Pröll-Abgang als Brandbeschleuniger für Neuwahlen
Eines steht fest: Machttechnisch ist der Rückzug von Erwin Pröll für die ÖVP ein riesiger Verlust. Niederösterreich ist die stärkste Bastion der ÖVP. Das Land stellt 1,28 Millionen Wahlberechtigte, das sind 20 Prozent der Gesamtwählerschaft Österreichs (Wien hat 1,16 Millionen Wahlberechtigte).
Pröll hat in Niederösterreich drei Mal hintereinander die absolute Mehrheit erreicht und die Position des Landeshauptmanns für die ÖVP gesichert. Er hat auch bei Bundeswahlen viel zum ÖVP-Ergebnis beigesteuert. Bei der Nationalratswahl 2013 kamen 310.354 ÖVP-Stimmen aus Niederösterreich, das waren überdurchschnittliche 28 Prozent der Gesamtzahl der ÖVP-Stimmen.
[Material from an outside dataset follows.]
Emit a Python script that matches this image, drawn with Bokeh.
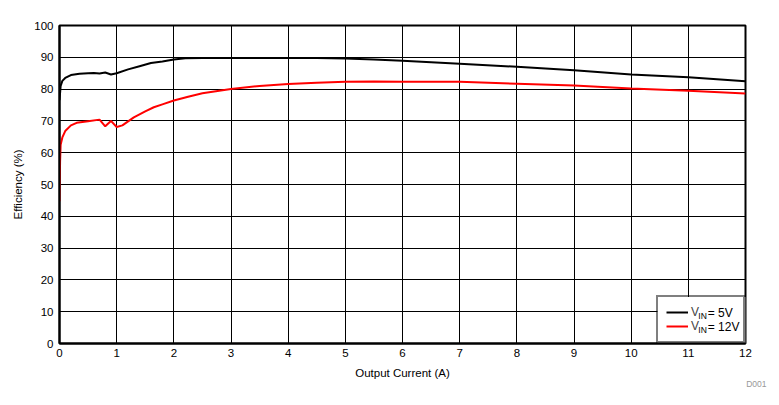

Eine andere Vergleichszahl: In Niederösterreich erreichte die ÖVP bei der Nationalratswahl 2013 einen Stimmenanteil von 30,6 Prozent, bundesweit kam sie auf 24 Prozent.
Lässt Niederösterreich aus, hat die ÖVP auf Bundesebene keine Chance, um den ersten Platz mitzuspielen.
Die nächste Landtagswahl in Niederösterreich muss spätestens im März 2018 stattfinden. Johanna Mikl-Leitner ist weit davon entfernt, Prölls 51 Prozent vom März 2013 zu erreichen, in Umfragen hat sie nur einen Dreier vorne. Das heißt, die NÖ-VP muss sich auf einen Plumps in zweistelliger Höhe gefasst machen. Es ist sogar möglich, dass sie beim Machtpoker im Landtag den Landeshauptmann-Posten verliert.
Eine erfolgsverwöhnte ÖVP-Niederösterreich, die an einer historischen Wahlniederlage kiefelt und in Nachwahl-Wehen verstrickt ist, wird kaum in der Lage sein, sich mit voller Kraft in einen Bundeswahlkampf zu stürzen.
Nationalratswahl vor NÖ-Wahl?
Das spricht dafür, dass die Bundes-ÖVP vor Niederösterreich wählen müsste. Hinzu kommt: Pröll hätte die Statur gehabt, in Niederösterreich einen sehr eigenständigen Landtagswahlkampf zu führen und so den negativen Bundestrend einzudämmen. Mikl-Leitner wird das als Kurzzeit-Landeshauptfrau kaum gelingen – noch dazu, wo sie Ministerin der ungeliebten rot-schwarzen Koalition war. Indem die ÖVP zu Sebastian Kurz umschwenkt, könnte sie ihren Kurswert insgesamt steigern.
Auch Bürgermeister Michael Häupl kommt die Neuwahl-Gefahr zupass: So kann er seiner Partei sagen, sie soll aufhören zu streiten, weil "Gefahr droht".